--- START OF Source material ---

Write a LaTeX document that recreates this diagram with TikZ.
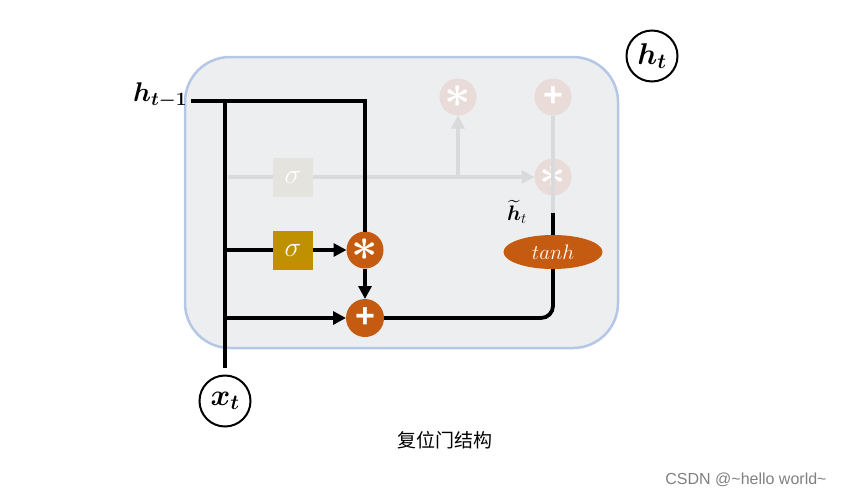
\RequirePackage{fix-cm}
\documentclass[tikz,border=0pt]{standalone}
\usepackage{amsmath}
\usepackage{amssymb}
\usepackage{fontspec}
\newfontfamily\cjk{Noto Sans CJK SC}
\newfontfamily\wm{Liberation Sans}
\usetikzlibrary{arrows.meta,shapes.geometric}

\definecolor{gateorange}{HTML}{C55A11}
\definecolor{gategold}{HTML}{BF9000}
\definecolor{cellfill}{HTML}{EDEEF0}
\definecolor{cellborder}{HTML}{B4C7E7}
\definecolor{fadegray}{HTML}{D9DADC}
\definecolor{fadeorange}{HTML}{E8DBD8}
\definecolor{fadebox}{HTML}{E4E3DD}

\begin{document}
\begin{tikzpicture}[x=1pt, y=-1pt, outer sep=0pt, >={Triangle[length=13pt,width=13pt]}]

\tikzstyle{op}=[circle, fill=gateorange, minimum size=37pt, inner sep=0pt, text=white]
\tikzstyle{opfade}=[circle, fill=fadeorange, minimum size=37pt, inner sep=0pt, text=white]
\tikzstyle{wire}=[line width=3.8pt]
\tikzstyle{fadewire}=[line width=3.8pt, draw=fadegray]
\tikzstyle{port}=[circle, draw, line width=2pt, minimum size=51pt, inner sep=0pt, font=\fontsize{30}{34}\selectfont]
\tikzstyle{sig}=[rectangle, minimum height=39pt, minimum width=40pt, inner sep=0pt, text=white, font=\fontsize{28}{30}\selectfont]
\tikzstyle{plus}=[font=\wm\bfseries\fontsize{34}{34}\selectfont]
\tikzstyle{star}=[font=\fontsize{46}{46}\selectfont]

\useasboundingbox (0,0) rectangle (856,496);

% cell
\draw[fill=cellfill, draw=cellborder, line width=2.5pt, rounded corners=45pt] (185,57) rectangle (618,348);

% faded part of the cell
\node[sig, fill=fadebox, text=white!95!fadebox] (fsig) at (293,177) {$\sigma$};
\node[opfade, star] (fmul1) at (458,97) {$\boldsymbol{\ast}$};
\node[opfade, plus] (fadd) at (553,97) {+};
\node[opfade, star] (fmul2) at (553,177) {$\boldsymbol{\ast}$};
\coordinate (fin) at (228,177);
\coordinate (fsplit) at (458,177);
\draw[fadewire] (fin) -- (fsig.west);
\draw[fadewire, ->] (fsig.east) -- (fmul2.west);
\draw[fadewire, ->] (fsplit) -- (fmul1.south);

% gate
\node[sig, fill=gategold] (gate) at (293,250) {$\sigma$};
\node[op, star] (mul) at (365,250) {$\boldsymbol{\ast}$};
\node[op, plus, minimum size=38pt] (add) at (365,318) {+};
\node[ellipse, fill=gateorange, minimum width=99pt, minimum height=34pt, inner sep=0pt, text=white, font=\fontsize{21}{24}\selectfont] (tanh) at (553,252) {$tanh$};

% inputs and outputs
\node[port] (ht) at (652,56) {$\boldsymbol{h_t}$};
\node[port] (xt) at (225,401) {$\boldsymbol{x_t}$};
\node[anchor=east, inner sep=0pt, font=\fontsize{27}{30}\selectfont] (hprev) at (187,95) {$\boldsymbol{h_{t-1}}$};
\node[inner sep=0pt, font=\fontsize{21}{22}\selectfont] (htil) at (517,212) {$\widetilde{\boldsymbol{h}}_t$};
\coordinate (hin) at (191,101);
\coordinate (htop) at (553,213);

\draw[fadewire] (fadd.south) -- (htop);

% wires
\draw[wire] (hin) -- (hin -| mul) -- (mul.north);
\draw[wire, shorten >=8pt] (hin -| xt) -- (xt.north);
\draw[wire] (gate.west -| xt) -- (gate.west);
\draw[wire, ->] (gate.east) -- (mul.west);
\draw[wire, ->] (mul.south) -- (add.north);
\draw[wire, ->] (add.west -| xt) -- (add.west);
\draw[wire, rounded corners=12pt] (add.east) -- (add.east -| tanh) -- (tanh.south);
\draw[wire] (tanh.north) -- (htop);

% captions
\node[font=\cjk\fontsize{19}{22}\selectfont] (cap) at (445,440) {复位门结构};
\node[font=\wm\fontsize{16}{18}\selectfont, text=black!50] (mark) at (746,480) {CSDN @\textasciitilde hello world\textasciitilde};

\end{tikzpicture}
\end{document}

--- END OF Source material ---

* [Written instruction] Write out exactly the opening lines of the data, stopping after the line that holds "(185,57) rectangle (618,348);". Exclude pictures.

* [Exercise result]
Write a LaTeX document that recreates this diagram with TikZ.
\RequirePackage{fix-cm}
\documentclass[tikz,border=0pt]{standalone}
\usepackage{amsmath}
\usepackage{amssymb}
\usepackage{fontspec}
\newfontfamily\cjk{Noto Sans CJK SC}
\newfontfamily\wm{Liberation Sans}
\usetikzlibrary{arrows.meta,shapes.geometric}

\definecolor{gateorange}{HTML}{C55A11}
\definecolor{gategold}{HTML}{BF9000}
\definecolor{cellfill}{HTML}{EDEEF0}
\definecolor{cellborder}{HTML}{B4C7E7}
\definecolor{fadegray}{HTML}{D9DADC}
\definecolor{fadeorange}{HTML}{E8DBD8}
\definecolor{fadebox}{HTML}{E4E3DD}

\begin{document}
\begin{tikzpicture}[x=1pt, y=-1pt, outer sep=0pt, >={Triangle[length=13pt,width=13pt]}]

\tikzstyle{op}=[circle, fill=gateorange, minimum size=37pt, inner sep=0pt, text=white]
\tikzstyle{opfade}=[circle, fill=fadeorange, minimum size=37pt, inner sep=0pt, text=white]
\tikzstyle{wire}=[line width=3.8pt]
\tikzstyle{fadewire}=[line width=3.8pt, draw=fadegray]
\tikzstyle{port}=[circle, draw, line width=2pt, minimum size=51pt, inner sep=0pt, font=\fontsize{30}{34}\selectfont]
\tikzstyle{sig}=[rectangle, minimum height=39pt, minimum width=40pt, inner sep=0pt, text=white, font=\fontsize{28}{30}\selectfont]
\tikzstyle{plus}=[font=\wm\bfseries\fontsize{34}{34}\selectfont]
\tikzstyle{star}=[font=\fontsize{46}{46}\selectfont]

\useasboundingbox (0,0) rectangle (856,496);

% cell
\draw[fill=cellfill, draw=cellborder, line width=2.5pt, rounded corners=45pt] (185,57) rectangle (618,348);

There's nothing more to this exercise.